Transformation of expoential to hyperbolic

[mccoy1]

Homework Statement

The book has it exp(-MgbH/KT) =(sinh(2S+1)x/2)/(sinh(x/2)) for M=2S+1, and x = gbH/(kt).

Homework Equations

The Attempt at a Solution

I'd have it as cosh(Mx)-sinh(Mx). How did they get the above result? Help please. Thanks.

 

[Dick]

If x=0 and y=1 then the book's formula gives exp(0)=0. 1=0 is nonsense. You don't need to ask where it comes from. Or is there a typo in there? Your formula is certainly correct.

 

[mccoy1]

If x=0 and y=1 then the book's formula gives exp(0)=0. 1=0 is nonsense. You don't need to ask where it comes from. Or is there a typo in there?

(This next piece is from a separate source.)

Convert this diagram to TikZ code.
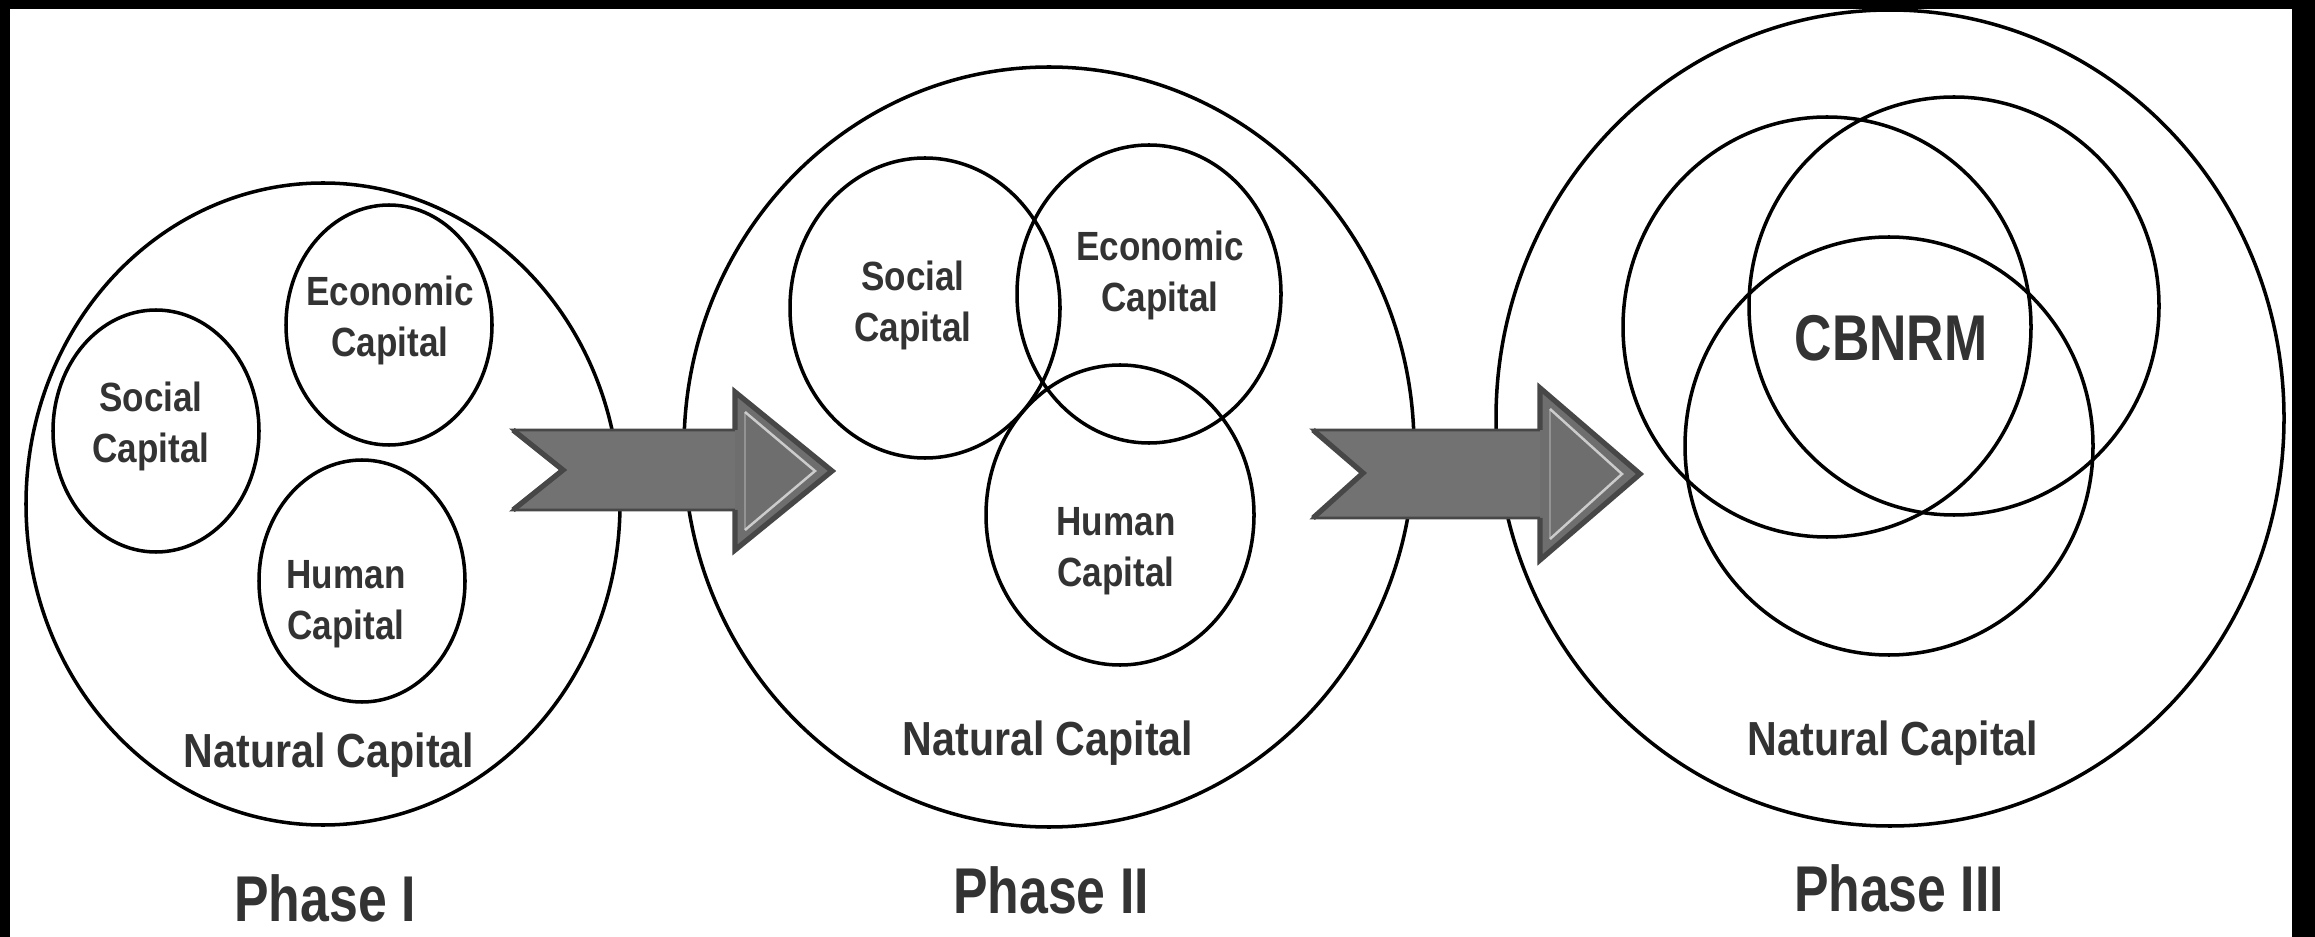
\documentclass[tikz,border=0pt]{standalone}
\usepackage{fontspec}
\setmainfont{Liberation Sans}
\newfontfamily\labelfont[FakeStretch=0.86]{Liberation Sans}
\newfontfamily\titlefont[FakeStretch=0.8]{Liberation Sans}

\definecolor{inkgray}{HTML}{333333}
\definecolor{arrowdark}{HTML}{474747}
\definecolor{arrowmid}{HTML}{727272}
\definecolor{arrowlight}{HTML}{9C9CA2}
\definecolor{arrowhead}{HTML}{6E6E6E}

\begin{document}
\begin{tikzpicture}[x=0.01cm,y=-0.01cm,
		ring/.style={line width=1pt},
		lbl/.style={text=inkgray,font=\labelfont\fontsize{11.6}{14.5}\selectfont\bfseries,align=center,inner sep=0pt},
		natlbl/.style={text=inkgray,font=\labelfont\fontsize{13.6}{15}\selectfont\bfseries,inner sep=0pt},
		phaselbl/.style={text=inkgray,font=\titlefont\fontsize{18.4}{20}\selectfont\bfseries,inner sep=0pt},
		arrowbody/.style={draw=arrowdark,line width=0.8pt,line join=miter,
			left color=arrowmid,middle color=arrowlight,right color=arrowmid},
		arrowtip/.style={draw=arrowdark,line width=1.5pt,line join=miter},
		bevel/.style={draw=gray!40,line width=0.7pt,line join=miter}]
	\useasboundingbox (0,0) rectangle (2315,937);
	\fill[white] (0,0) rectangle (2315,937);
	% frame
	\fill[black] (0,0) rectangle (2315,9);
	\fill[black] (0,0) rectangle (10,937);
	\fill[black] (2292,0) rectangle (2315,937);

	% Phase I
	\draw[ring] (323,504) ellipse [x radius=297, y radius=321];
	\draw[ring] (156,431) ellipse [x radius=103, y radius=121];
	\draw[ring] (389,325) ellipse [x radius=103, y radius=120];
	\draw[ring] (362,581) ellipse [x radius=103, y radius=121];
	\node[lbl] (social1) at (151,426) {Social\\Capital};
	\node[lbl] (econ1) at (390,320) {Economic\\Capital};
	\node[lbl] (human1) at (346,604) {Human\\Capital};
	\node[natlbl] (natural1) at (329,755) {Natural Capital};
	\node[phaselbl] (phase1) at (325,898) {Phase I};

	% Phase II
	\draw[ring] (1049,447) ellipse [x radius=365, y radius=380];
	\draw[ring] (925,308) ellipse [x radius=135, y radius=150];
	\draw[ring] (1149,294) ellipse [x radius=132, y radius=149];
	\draw[ring] (1120,515) ellipse [x radius=134, y radius=150];
	\node[lbl] (social2) at (913,305) {Social\\Capital};
	\node[lbl] (econ2) at (1160,275) {Economic\\Capital};
	\node[lbl] (human2) at (1116,551) {Human\\Capital};
	\node[natlbl] (natural2) at (1048,743) {Natural Capital};
	\node[phaselbl] (phase2) at (1051,890) {Phase II};

	% Phase III
	\draw[ring] (1890,418) ellipse [x radius=394, y radius=408];
	\draw[ring] (1827,327) ellipse [x radius=204, y radius=210];
	\draw[ring] (1954,306) ellipse [x radius=205, y radius=209];
	\draw[ring] (1889,446) ellipse [x radius=204, y radius=209];
	\node[phaselbl] (cbnrm) at (1891,338) {CBNRM};
	\node[natlbl] (natural3) at (1893,743) {Natural Capital};
	\node[phaselbl] (phase3) at (1899,888) {Phase III};

	% arrows between phases
	\shadedraw[arrowbody]
		(513,430) -- (735,430) -- (735,392) -- (832,471) -- (735,550) -- (735,510) -- (513,510) -- (563,470) -- cycle;
	\fill[arrowhead] (735,392) -- (832,471) -- (735,550) -- cycle;
	\draw[arrowtip] (735,430) -- (735,392) -- (832,471) -- (735,550) -- (735,510);
	\draw[arrowtip] (513,430) -- (563,470) -- (513,510);
	\draw[bevel] (745,412) -- (815,471) -- (745,530);
	\draw[bevel,draw opacity=0.4] (745,412) -- (745,530);
	\shadedraw[arrowbody]
		(1313,430) -- (1540,430) -- (1540,388) -- (1640,474) -- (1540,560) -- (1540,518) -- (1313,518) -- (1363,473) -- cycle;
	\fill[arrowhead] (1540,388) -- (1640,474) -- (1540,560) -- cycle;
	\draw[arrowtip] (1540,430) -- (1540,388) -- (1640,474) -- (1540,560) -- (1540,518);
	\draw[arrowtip] (1313,430) -- (1363,473) -- (1313,518);
	\draw[bevel] (1550,409) -- (1622,474) -- (1550,539);
	\draw[bevel,draw opacity=0.4] (1550,409) -- (1550,539);
\end{tikzpicture}
\end{document}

Sorry I have made a mistake in writing that down. The book actually have it as exp(-MgbH/KT). M = 2S+1. The book let gbH/KT be x. And then it went ahead to say exp(-MgbH/KT) = sinh[(2S+1)x/2]/sinh(x/2). Which is sinh[Mx/2]/sinh(x/2) . Sorry for the inconvenience.

 

[uart]

Well for x=2 and M=1 that equation yields \exp(-2) = 1?

Here I'm assuming k=K.

BTW. Does (sinh(2S+1)x/2) mean (x/2) sinh(2S+1). Or do you mean sinh((2S+1)x/2) ?

 

[mccoy1]

Well for x=2 and M=1 that equation yields \exp(-2) = 1?

Here I'm assuming k=K.

BTW. Does (sinh(2S+1)x/2) mean (x/2) sinh(2S+1). Or do you mean sinh((2S+1)x/2) ?

K is a Boltzmann constant. M is magnetisation. b = beta.
I meant the last one. The equation should read: exp(-MgbgH/KT) = sinh[(2S+1)x/2]/sinh(x/2) with M and x as defined above.
Cheers.